HEALTH CARE
In healthcare, the most common application of traditional machine learning is precision medicine – predicting what treatment protocols are likely to succeed on a patient based on various patient attributes and the treatment context. The great majority of machine learning and precision medicine applications require a training dataset for which the outcome variable (eg onset of disease) is known; this is called supervised learning.
​
​
A more complex form of machine learning is the neural network – a technology that has been available since the 1960s has been well established in healthcare research for several decades and has been used for categorization applications like determining whether a patient will acquire a particular disease. It views problems in terms of inputs, outputs and weights of variables or ‘features’ that associate inputs with outputs. It has been likened to the way that neurons process signals, but the analogy to the brain's function is relatively weak. Below is one of its applications in diagnosing diseases.
PURPOSE
The purpose of this research is to build a classifier that can correctly distinguish between Pneumonia and Covid-19. Why lung diseases?
100,000 Deaths per year due to the misdiagnosis of pneumonia. Wrongful diagnosis of pneumonia can be very life threatening given that it leads to an increase in severity due to lack of treatment. Especially in cases where the patient might have a more serious infection like COVID-19.
Pneumonia is the reason for 1 out of 6 childhood death making it the leading cause of fatality in kids under 5 years.

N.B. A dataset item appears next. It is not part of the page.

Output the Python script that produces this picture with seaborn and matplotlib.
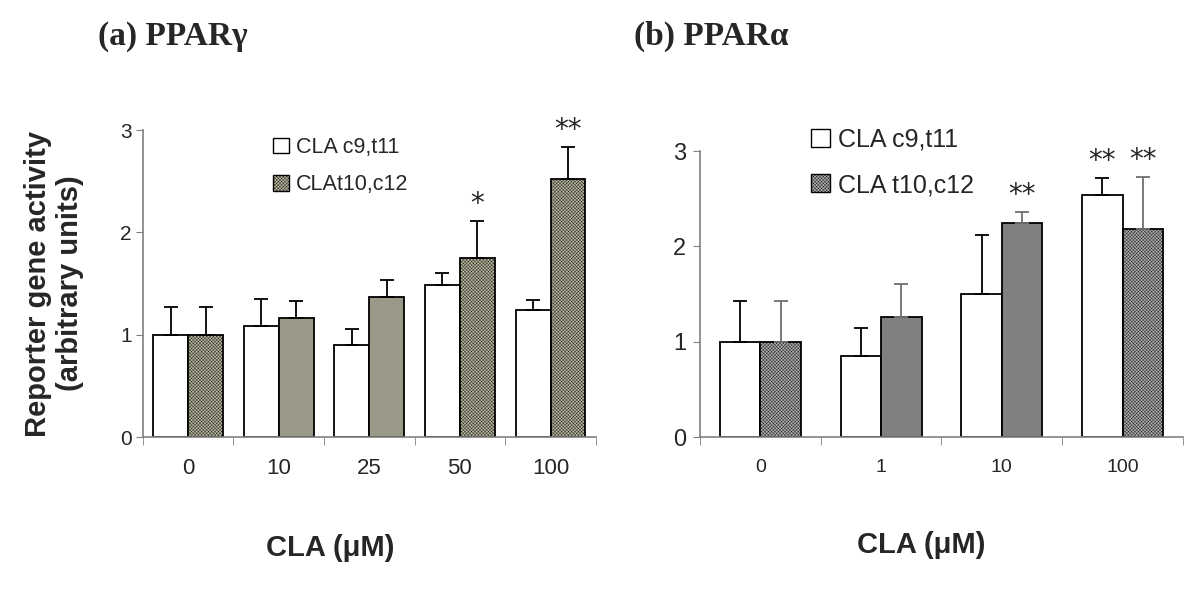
import matplotlib
matplotlib.use("Agg")
import matplotlib.pyplot as plt
import seaborn as sns
import pandas as pd
from matplotlib.patches import Patch

# panel (a) PPARgamma
a_doses = ["0", "10", "25", "50", "100"]
a_c9 = [1.00, 1.08, 0.90, 1.49, 1.24]
a_c9_err = [0.27, 0.27, 0.16, 0.11, 0.10]
a_t10 = [1.00, 1.16, 1.37, 1.75, 2.52]
a_t10_err = [0.27, 0.17, 0.16, 0.36, 0.31]
a_t10_dither = [True, False, False, True, True]
a_stars_c9 = ["", "", "", "", ""]
a_stars_t10 = ["", "", "", "*", "**"]

# panel (b) PPARalpha
b_doses = ["0", "1", "10", "100"]
b_c9 = [1.00, 0.85, 1.50, 2.54]
b_c9_err = [0.43, 0.29, 0.62, 0.18]
b_t10 = [1.00, 1.26, 2.25, 2.18]
b_t10_err = [0.43, 0.34, 0.11, 0.55]
b_t10_dither = [True, False, False, True]
b_stars_c9 = ["", "", "", "**"]
b_stars_t10 = ["", "", "**", "**"]

sns.set_style("white")
plt.rcParams["font.family"] = ["Liberation Sans", "DejaVu Sans"]
plt.rcParams["hatch.linewidth"] = 0.25

SPINE = "#808080"
HATCH = "xxxxxxxxxx"


def draw_panel(ax, doses, c9, c9_err, t10, t10_err, dither, stars_c9, stars_t10,
               solid_col, dither_col, width, err_cols, xsize, ysize, xpad, ypad):
    df = pd.DataFrame({
        "dose": doses * 2,
        "value": c9 + t10,
        "isomer": ["c9"] * len(doses) + ["t10"] * len(doses),
    })
    sns.barplot(data=df, x="dose", y="value", hue="isomer", order=doses,
                palette={"c9": "white", "t10": solid_col}, width=width,
                edgecolor="black", linewidth=1.3, errorbar=None,
                legend=False, ax=ax)
    for cont, errs, stars, ecol in zip(ax.containers, [c9_err, t10_err],
                                       [stars_c9, stars_t10], err_cols):
        xs = [p.get_x() + p.get_width() / 2 for p in cont.patches]
        hs = [p.get_height() for p in cont.patches]
        ax.errorbar(xs, hs, yerr=[[0] * len(errs), errs], fmt="none",
                    ecolor=ecol, elinewidth=1.3, capsize=5, capthick=1.3,
                    zorder=1)
        for x, h, e, s in zip(xs, hs, errs, stars):
            if s:
                ax.text(x, h + e + 0.03, s, ha="center", va="bottom",
                        fontsize=20, family="DejaVu Sans")
    for p, d in zip(ax.containers[1].patches, dither):
        if d:
            p.set_facecolor(dither_col)
            p.set_hatch(HATCH)

    n = len(doses)
    ax.set_xlim(-0.5, n - 0.5)
    ax.set_ylim(0, 3)
    ax.set_yticks([0, 1, 2, 3])
    ax.set_xticks([i - 0.5 for i in range(n + 1)], minor=True)
    ax.tick_params(axis="x", which="major", length=0, pad=xpad,
                   labelsize=xsize)
    ax.tick_params(axis="x", which="minor", length=6, color=SPINE,
                   direction="out", bottom=True)
    ax.tick_params(axis="y", length=5, color=SPINE, direction="out", left=True,
                   labelsize=ysize, pad=ypad)
    for side in ["top", "right"]:
        ax.spines[side].set_visible(False)
    for side in ["left", "bottom"]:
        ax.spines[side].set_color(SPINE)
        ax.spines[side].set_linewidth(1.2)
    ax.set_xlabel("CLA (\u03bcM)", fontsize=21, fontweight="bold")
    ax.set_ylabel("")

    handles = [Patch(facecolor="white", edgecolor="black", linewidth=1.0),
               Patch(facecolor=dither_col, edgecolor="black", hatch=HATCH,
                     linewidth=1.0)]
    return handles


fig = plt.figure(figsize=(12, 5.92), dpi=100)
ax1 = fig.add_axes([0.119, 0.2618, 0.3775, 0.5186])
ax2 = fig.add_axes([0.5833, 0.2618, 0.4025, 0.4831])

h1 = draw_panel(ax1, a_doses, a_c9, a_c9_err, a_t10, a_t10_err, a_t10_dither,
                a_stars_c9, a_stars_t10, "#9d9b83", "#b9b79f", 0.77,
                ["black", "black"], 16, 15, 15, 3)
ax1.legend(h1, ["CLA c9,t11", "CLAt10,c12"], loc="upper left",
           bbox_to_anchor=(0.245, 1.04), frameon=False, fontsize=15.5,
           handlelength=0.75, handleheight=0.75, handletextpad=0.3,
           labelspacing=0.75)
ax1.xaxis.set_label_coords(0.413, -0.315)
ax1.set_ylabel("Reporter gene activity\n(arbitrary units)", fontsize=21,
               fontweight="bold", linespacing=1.2)
ax1.yaxis.set_label_coords(-0.13, 0.5)

h2 = draw_panel(ax2, b_doses, b_c9, b_c9_err, b_t10, b_t10_err, b_t10_dither,
                b_stars_c9, b_stars_t10, "#808080", "#aeaeae", 0.67,
                ["black", "#707070"], 14, 17, 16, 5)
ax2.legend(h2, ["CLA c9,t11", "CLA t10,c12"], loc="upper left",
           bbox_to_anchor=(0.183, 1.16), frameon=False, fontsize=18,
           handlelength=0.75, handleheight=0.75, handletextpad=0.35,
           labelspacing=0.85)
ax2.xaxis.set_label_coords(0.459, -0.33)

fig.text(98 / 1200, 1 - 36 / 592, "(a) PPAR\u03b3", family="Liberation Serif",
         fontweight="bold", fontsize=24, ha="left", va="center")
fig.text(634 / 1200, 1 - 36 / 592, "(b) PPAR\u03b1", family="Liberation Serif",
         fontweight="bold", fontsize=24, ha="left", va="center")

fig.savefig("out.png", dpi=100)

In the United States, the death rate of pneumonia is 10 out of every 100,000 individuals and this usually the rate in most developed countries. Meanwhile, in Africa, the death rate of pneumonia is 100 out of every 100,000 individuals and this is normal in most developing countries.
Model
The network used is VGG19 because it’s known for having pretty high accuracies for image classification problems so there's no doubt it would work perfectly for this problem. After importing the VGG19 model and set the appropriate weights for the type of images in the dataset and set the Include Top parameter to false. This will ensure that the last layer is drop and this was done because we don’t want to classify thousand different categories when the specific problem only has two categories. So, for this we skipped the last layer. The first layer is also dropped since we can simply provide our own image size as we did.
After that, the images were inserted with a batch size of 32 meaning 32 images should be used for training at a given instance, with image size of 64 X 64.
Covid-19 Models Results
The accuracy is 99 % and this is the amount of time the predicted result is actually correct. The recall percentage is 99% and this is the probability of the model diagnosing a correct positive diagnosis out of all the times it diagnosed positive. This would be the best metric in this case as we would rather give a wrong positive diagnosis than give a wrong negative diagnosis.
COVID-19 MODEL RESULTS
Pneumonia Models Results
The accuracy is 94 % and this is the amount of time the predicted result is actually correct.
The recall percentage is 95% and this is the probability of the model diagnosing a correct positive diagnosis out of all the times it diagnosed positive. This would be the best metric in this case as we would rather give a wrong positive diagnosis than give a wrong negative diagnosis.
PNEUMONIA MODEL RESULTS
The model loss is 0.17 out and this is the amount the model penalizes for incorrect predictions.
The AUC score is 0.90 and this is the average probability that the model can diagnose each X-ray image correctly.
Pneumonia vs Covid-19 Models Results
The Pneumonia model has a recall score of 100% for pneumonia, the covid model has a recall score of 93% for covid-19, and the pneumonia vs covid multi-classification model has a recall score of 100% for covid-19. They could be improved by trying different parameters but these scores are good enough as it is so Doctors and Radiologists are more than welcomed to integrate this models into their medical applications to help in the correct diagnosing of lung diseases, after thorough verification.
The model loss is 0.02 out and this is the amount the model penalizes for incorrect predictions.
The AUC score is 0.93 and this is the average probability that the model can diagnose each X-ray image correctly.
Recommendation
Use the vgg-19 model since it shows its 26% better at correctly diagnosing a covid case in the binary classification model and 15% better at correctly diagnosing a covid case in the multi-classification model.
Add a dropout layer before the final dense layer to dropout half of the output from the prior dense layer using 512 nodes in order to reduce overfitting when using the VGG19 model.
​Future Work
Other Lung Diseases: Create a classifier to differentiate pneumonia x-rays from other lung infections like Tuberculosis, etc.
Target Detection: Create a classifier to detect what section of the lungs the infection is located.
Model Improvement: Collect more data and tune more layers to the transfer learning model to improve its performance.